Give the listing again character for character, but drop the images.

::: DATA :::

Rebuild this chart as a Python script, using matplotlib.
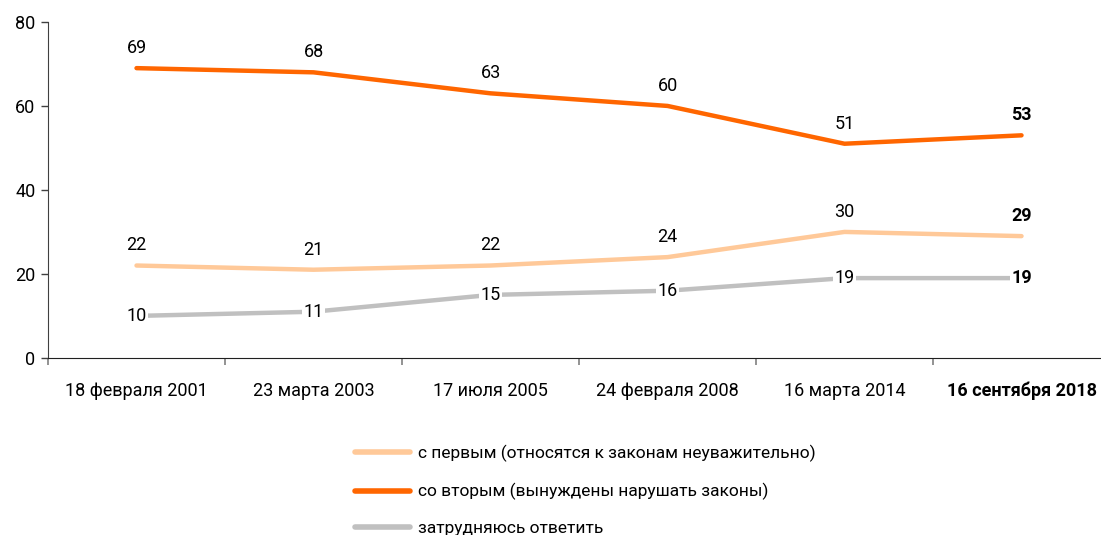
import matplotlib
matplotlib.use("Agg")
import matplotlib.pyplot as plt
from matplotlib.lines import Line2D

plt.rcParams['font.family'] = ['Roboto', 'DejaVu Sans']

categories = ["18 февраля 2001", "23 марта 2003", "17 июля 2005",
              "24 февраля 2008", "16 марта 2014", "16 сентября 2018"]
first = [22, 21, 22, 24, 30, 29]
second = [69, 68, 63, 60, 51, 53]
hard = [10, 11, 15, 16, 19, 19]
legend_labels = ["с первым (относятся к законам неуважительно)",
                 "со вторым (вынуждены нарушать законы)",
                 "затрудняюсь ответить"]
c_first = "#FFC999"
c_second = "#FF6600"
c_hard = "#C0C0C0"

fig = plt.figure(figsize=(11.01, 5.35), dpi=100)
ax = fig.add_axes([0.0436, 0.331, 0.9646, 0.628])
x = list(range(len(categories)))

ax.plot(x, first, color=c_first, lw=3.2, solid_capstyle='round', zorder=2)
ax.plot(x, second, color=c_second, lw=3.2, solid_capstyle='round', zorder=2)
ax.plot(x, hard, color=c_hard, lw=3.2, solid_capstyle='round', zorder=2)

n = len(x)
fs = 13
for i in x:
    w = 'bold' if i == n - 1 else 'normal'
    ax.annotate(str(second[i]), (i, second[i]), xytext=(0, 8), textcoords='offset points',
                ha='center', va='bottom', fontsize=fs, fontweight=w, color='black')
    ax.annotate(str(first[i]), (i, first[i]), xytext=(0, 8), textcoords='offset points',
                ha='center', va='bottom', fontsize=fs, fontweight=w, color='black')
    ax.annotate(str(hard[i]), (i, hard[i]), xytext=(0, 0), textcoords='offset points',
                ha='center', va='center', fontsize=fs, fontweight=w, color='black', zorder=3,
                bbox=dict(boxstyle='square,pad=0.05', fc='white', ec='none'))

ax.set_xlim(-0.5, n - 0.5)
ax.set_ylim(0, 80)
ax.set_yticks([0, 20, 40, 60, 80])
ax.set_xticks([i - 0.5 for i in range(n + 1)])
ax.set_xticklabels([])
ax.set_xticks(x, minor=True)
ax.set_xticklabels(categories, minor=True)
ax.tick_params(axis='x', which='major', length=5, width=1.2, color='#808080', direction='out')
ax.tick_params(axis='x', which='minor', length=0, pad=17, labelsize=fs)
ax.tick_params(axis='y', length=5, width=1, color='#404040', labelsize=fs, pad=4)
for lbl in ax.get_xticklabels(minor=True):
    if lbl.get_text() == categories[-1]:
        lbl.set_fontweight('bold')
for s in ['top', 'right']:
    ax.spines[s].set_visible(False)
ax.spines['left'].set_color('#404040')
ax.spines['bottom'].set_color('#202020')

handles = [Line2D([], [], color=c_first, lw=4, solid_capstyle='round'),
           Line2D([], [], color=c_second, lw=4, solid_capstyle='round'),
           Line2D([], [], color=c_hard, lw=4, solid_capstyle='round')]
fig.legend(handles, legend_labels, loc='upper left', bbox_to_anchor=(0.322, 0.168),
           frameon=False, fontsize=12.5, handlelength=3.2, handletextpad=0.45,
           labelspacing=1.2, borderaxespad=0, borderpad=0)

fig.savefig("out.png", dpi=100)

:::

§ ANSWER TO THIS PROBLEM
Rebuild this chart as a Python script, using matplotlib.
import matplotlib
matplotlib.use("Agg")
import matplotlib.pyplot as plt
from matplotlib.lines import Line2D

plt.rcParams['font.family'] = ['Roboto', 'DejaVu Sans']

categories = ["18 февраля 2001", "23 марта 2003", "17 июля 2005",
              "24 февраля 2008", "16 марта 2014", "16 сентября 2018"]
first = [22, 21, 22, 24, 30, 29]
second = [69, 68, 63, 60, 51, 53]
hard = [10, 11, 15, 16, 19, 19]
legend_labels = ["с первым (относятся к законам неуважительно)",
                 "со вторым (вынуждены нарушать законы)",
                 "затрудняюсь ответить"]
c_first = "#FFC999"
c_second = "#FF6600"
c_hard = "#C0C0C0"

fig = plt.figure(figsize=(11.01, 5.35), dpi=100)
ax = fig.add_axes([0.0436, 0.331, 0.9646, 0.628])
x = list(range(len(categories)))

ax.plot(x, first, color=c_first, lw=3.2, solid_capstyle='round', zorder=2)
ax.plot(x, second, color=c_second, lw=3.2, solid_capstyle='round', zorder=2)
ax.plot(x, hard, color=c_hard, lw=3.2, solid_capstyle='round', zorder=2)

n = len(x)
fs = 13
for i in x:
    w = 'bold' if i == n - 1 else 'normal'
    ax.annotate(str(second[i]), (i, second[i]), xytext=(0, 8), textcoords='offset points',
                ha='center', va='bottom', fontsize=fs, fontweight=w, color='black')
    ax.annotate(str(first[i]), (i, first[i]), xytext=(0, 8), textcoords='offset points',
                ha='center', va='bottom', fontsize=fs, fontweight=w, color='black')
    ax.annotate(str(hard[i]), (i, hard[i]), xytext=(0, 0), textcoords='offset points',
                ha='center', va='center', fontsize=fs, fontweight=w, color='black', zorder=3,
                bbox=dict(boxstyle='square,pad=0.05', fc='white', ec='none'))

ax.set_xlim(-0.5, n - 0.5)
ax.set_ylim(0, 80)
ax.set_yticks([0, 20, 40, 60, 80])
ax.set_xticks([i - 0.5 for i in range(n + 1)])
ax.set_xticklabels([])
ax.set_xticks(x, minor=True)
ax.set_xticklabels(categories, minor=True)
ax.tick_params(axis='x', which='major', length=5, width=1.2, color='#808080', direction='out')
ax.tick_params(axis='x', which='minor', length=0, pad=17, labelsize=fs)
ax.tick_params(axis='y', length=5, width=1, color='#404040', labelsize=fs, pad=4)
for lbl in ax.get_xticklabels(minor=True):
    if lbl.get_text() == categories[-1]:
        lbl.set_fontweight('bold')
for s in ['top', 'right']:
    ax.spines[s].set_visible(False)
ax.spines['left'].set_color('#404040')
ax.spines['bottom'].set_color('#202020')

handles = [Line2D([], [], color=c_first, lw=4, solid_capstyle='round'),
           Line2D([], [], color=c_second, lw=4, solid_capstyle='round'),
           Line2D([], [], color=c_hard, lw=4, solid_capstyle='round')]
fig.legend(handles, legend_labels, loc='upper left', bbox_to_anchor=(0.322, 0.168),
           frameon=False, fontsize=12.5, handlelength=3.2, handletextpad=0.45,
           labelspacing=1.2, borderaxespad=0, borderpad=0)

fig.savefig("out.png", dpi=100)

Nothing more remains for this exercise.